The line moves fast. I'm somewhat familiar with this place. I've gotten gas here before. A truck pulls up. The driver says that there's a very short line for gas at a place on Oak Grove Road. I don't budge. I figure I have enough gas to make it back to Clinton anyway.

The line is moving fast-- fast enough to tell me that the convenience store is organized and slow enough to tell me that the store has not run out of gas.

Some forty minutes later, I get to the front of the line. I ask the woman directing traffic if they'd accept my mother's check-- considering she goes there often-- mentioning I'm here from out of town to help her out. They've not been taking checks because their machines for accepting checks and credit cards are not working.

But she decides to accept my mother's check with a $20 limit. She notifies another attendant. I mention my mother's desire for bread and milk and the second person says that they have to keep the gas and grocery receipts separate.

Okay. That works for me. So I fill up the car with gas. Unleaded at $3.29.9 per gallon comes out $18.99 spent.

The convenience store has no bread or milk so I head back to my mother's house with a full tank of gas.

I tell my mother what's up and telll her I got gas and can run get some more groceries at the supermarket again. My mother makes up another list. I drive to Ramey's. I wait in line for an available grocery cart-- my golden ticket inside the supermarket, which in this case is green.

Having been in the supermarket yesterday afternoon, I know where the bread and milk are. I go there first. Most of the bread is gone. I get two loaves of french bread and a bag of onion rolls that could go with the hamburger meat I purchased yesterday.

There's plenty of milk. I grab a gallon of reduced fat and a gallon of regular. I look for the bananas. I don't see any. I get the other items on my mother's list. She didn't have ice on the list, but figured she could use ice-- and it's available three bags per paying customer. After all, she can always boil water.

Groceries gotten, I head to the end of the line. One line over, I see a friend of mine from high school days. My family's known his for years. His uncle was my headmaster and taught science classes at the academy. His aunt was my fourth grade teacher. We talk for a few minutes.

The person ahead of me in line forgets to get his eggs. He asks my friend and I if there are any. We know there are and tell him where they're located. He asks me if I'd keep his place in line and I say sure.

My friend talk and then it's time for him to get his groceries checked out. The gentleman in front of me returns. He gets checked out and pays. I ask the cashier what's the limit on bags of ice. She says three. The man says to let me check out four-- he could have gotten ice, but didn't. She says ok and that's good. I don't recall saying thank you, but it's the simple kindnesses-- a favor for a favor in trying times like these in Hattiesburg-- that make me shake my head in bewilderment over that guy killing his sister in this same city earlier in the week.

I drive back to my mother's house. Bringing back everything but the bananas and telling my mother that I can still run to the convenience store and get water, but she says that the ice will certainly do.
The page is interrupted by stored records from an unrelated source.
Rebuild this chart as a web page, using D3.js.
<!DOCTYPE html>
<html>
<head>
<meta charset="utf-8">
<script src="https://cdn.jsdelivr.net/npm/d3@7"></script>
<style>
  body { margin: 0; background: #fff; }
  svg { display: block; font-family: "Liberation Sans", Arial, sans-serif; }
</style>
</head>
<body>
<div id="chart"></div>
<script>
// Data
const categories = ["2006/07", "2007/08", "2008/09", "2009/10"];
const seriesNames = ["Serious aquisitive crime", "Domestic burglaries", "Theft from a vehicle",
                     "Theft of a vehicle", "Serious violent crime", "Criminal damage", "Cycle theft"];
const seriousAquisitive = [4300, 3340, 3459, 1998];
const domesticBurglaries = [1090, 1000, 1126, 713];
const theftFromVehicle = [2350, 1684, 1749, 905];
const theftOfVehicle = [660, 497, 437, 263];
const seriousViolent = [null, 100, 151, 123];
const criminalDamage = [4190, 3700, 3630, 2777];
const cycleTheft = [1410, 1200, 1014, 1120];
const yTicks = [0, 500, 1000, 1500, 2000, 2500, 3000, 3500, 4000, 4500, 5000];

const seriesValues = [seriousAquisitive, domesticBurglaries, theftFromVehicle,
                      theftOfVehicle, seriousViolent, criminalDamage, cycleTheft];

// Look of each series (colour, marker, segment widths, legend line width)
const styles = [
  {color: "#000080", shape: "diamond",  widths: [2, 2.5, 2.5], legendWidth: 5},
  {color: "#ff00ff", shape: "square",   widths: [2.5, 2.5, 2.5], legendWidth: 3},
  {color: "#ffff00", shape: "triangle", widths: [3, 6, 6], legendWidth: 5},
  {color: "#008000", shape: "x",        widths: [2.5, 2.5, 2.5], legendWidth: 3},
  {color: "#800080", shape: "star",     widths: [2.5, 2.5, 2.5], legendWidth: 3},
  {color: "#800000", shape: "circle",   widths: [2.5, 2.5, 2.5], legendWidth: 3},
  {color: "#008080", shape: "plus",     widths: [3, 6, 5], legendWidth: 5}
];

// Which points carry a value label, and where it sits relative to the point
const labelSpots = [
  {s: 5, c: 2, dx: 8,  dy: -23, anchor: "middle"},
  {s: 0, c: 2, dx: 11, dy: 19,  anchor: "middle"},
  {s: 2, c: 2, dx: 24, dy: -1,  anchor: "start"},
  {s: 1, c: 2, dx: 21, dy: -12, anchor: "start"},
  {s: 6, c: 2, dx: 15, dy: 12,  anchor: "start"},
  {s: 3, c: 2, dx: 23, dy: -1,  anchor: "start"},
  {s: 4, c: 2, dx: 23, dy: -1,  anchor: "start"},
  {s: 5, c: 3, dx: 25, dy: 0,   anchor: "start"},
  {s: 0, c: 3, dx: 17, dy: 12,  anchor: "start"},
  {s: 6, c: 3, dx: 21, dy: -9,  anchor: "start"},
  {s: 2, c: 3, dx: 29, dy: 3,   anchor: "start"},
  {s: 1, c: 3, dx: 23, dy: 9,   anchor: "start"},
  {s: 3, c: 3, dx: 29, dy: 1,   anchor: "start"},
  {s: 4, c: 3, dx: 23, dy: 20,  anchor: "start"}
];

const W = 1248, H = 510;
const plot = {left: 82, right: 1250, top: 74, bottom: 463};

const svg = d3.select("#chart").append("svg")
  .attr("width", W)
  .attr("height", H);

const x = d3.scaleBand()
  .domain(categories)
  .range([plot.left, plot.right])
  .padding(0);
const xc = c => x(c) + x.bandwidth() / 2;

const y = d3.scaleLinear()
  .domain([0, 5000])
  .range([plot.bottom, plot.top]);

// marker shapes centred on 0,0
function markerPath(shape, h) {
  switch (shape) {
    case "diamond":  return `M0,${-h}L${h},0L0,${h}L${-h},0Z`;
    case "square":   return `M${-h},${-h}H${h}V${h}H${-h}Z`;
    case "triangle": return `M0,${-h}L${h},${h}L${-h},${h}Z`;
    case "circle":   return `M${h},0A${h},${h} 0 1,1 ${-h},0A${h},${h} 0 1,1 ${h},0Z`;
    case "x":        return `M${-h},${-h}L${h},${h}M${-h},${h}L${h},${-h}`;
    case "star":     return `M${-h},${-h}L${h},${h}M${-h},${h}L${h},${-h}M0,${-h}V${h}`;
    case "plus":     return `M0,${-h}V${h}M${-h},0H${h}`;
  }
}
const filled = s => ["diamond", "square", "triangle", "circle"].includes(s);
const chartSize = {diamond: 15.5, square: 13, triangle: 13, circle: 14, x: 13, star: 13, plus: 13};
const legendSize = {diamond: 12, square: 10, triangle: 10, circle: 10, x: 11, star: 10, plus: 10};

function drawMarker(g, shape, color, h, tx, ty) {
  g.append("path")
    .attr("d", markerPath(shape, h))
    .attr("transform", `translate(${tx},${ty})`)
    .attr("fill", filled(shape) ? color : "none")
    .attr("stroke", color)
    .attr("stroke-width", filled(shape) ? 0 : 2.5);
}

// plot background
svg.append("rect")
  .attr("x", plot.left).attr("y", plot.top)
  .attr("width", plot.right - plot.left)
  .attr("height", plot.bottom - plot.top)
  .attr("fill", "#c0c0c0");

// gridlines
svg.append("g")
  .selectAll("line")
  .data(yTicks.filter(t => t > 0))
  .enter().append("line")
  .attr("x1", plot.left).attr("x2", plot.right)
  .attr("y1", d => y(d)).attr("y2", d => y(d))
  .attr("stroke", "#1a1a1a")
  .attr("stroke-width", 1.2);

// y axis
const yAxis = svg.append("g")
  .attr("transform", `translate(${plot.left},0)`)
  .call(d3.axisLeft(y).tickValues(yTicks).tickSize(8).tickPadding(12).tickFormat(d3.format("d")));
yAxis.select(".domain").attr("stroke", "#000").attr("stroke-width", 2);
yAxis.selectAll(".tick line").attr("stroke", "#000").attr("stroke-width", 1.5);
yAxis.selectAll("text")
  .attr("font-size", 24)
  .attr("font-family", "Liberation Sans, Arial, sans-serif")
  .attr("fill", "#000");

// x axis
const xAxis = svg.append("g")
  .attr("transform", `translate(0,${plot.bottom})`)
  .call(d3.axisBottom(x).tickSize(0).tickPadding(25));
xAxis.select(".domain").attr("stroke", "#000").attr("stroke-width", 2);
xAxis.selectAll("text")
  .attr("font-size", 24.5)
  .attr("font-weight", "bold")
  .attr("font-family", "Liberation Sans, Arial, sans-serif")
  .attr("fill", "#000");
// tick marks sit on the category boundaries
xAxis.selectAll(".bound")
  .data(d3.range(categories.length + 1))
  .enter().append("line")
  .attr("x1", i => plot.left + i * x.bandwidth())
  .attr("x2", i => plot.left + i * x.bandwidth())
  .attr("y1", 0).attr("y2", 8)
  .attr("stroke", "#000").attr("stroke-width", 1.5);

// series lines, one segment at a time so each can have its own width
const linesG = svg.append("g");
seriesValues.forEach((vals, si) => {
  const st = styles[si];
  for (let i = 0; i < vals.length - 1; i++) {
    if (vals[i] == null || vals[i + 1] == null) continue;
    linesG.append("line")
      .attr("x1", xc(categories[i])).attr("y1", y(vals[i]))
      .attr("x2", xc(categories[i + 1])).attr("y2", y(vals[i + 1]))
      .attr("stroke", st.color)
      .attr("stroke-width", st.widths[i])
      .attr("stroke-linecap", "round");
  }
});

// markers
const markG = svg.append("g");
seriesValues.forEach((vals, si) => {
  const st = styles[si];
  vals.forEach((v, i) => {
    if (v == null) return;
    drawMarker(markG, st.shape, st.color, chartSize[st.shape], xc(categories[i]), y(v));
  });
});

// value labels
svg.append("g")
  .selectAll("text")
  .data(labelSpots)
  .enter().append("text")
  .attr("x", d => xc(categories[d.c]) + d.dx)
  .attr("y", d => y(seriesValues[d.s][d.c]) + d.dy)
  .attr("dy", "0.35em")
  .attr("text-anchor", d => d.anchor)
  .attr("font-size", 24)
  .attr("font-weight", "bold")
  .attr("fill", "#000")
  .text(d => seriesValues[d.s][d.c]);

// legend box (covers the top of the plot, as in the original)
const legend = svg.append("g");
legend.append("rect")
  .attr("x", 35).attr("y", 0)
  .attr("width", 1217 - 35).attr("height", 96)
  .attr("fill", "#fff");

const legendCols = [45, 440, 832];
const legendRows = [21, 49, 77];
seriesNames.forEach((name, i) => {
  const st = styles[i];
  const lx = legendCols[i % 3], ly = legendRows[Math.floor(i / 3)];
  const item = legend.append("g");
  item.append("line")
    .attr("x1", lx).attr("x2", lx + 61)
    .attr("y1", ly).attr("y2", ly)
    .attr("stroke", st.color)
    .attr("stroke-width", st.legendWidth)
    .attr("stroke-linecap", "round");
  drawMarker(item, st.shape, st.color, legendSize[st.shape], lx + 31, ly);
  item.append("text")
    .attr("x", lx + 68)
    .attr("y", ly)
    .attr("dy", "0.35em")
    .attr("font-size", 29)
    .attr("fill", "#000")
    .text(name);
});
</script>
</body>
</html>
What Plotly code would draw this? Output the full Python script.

While I'm gone, my mother warms up the soup and cornbread she had prepared yesterday evening. She also fixes some of the pork chops I had bought yesterday.

All my mother needs is a way to hear the news. The television's not working. She never bought an antenna since she has cable. Her access is now through my old clock radio that she's been using now.

It's 4 p.m., I need to take a shower.

Shower taken, it''s 4:30 p.m. I leave for Jackson. I call and leave messages for my uncle in Jackson and AA. I call DS. I talk to him for a little while. My uncle calls. We talk.

I arrive in Jackson at 6:15. I make it to Cups in Fondren. DS calls back. We chat briefly, but are cut off. In the meantime, I call my mother and finally get through. The communications setup in Hattiesburg is still apparently stressed.

I call DS back. We chat briefly again.

The wireless at Cups had been working, but isn't at the moment.

I'm playing chess and losing. Okay. The net's up. Time to post.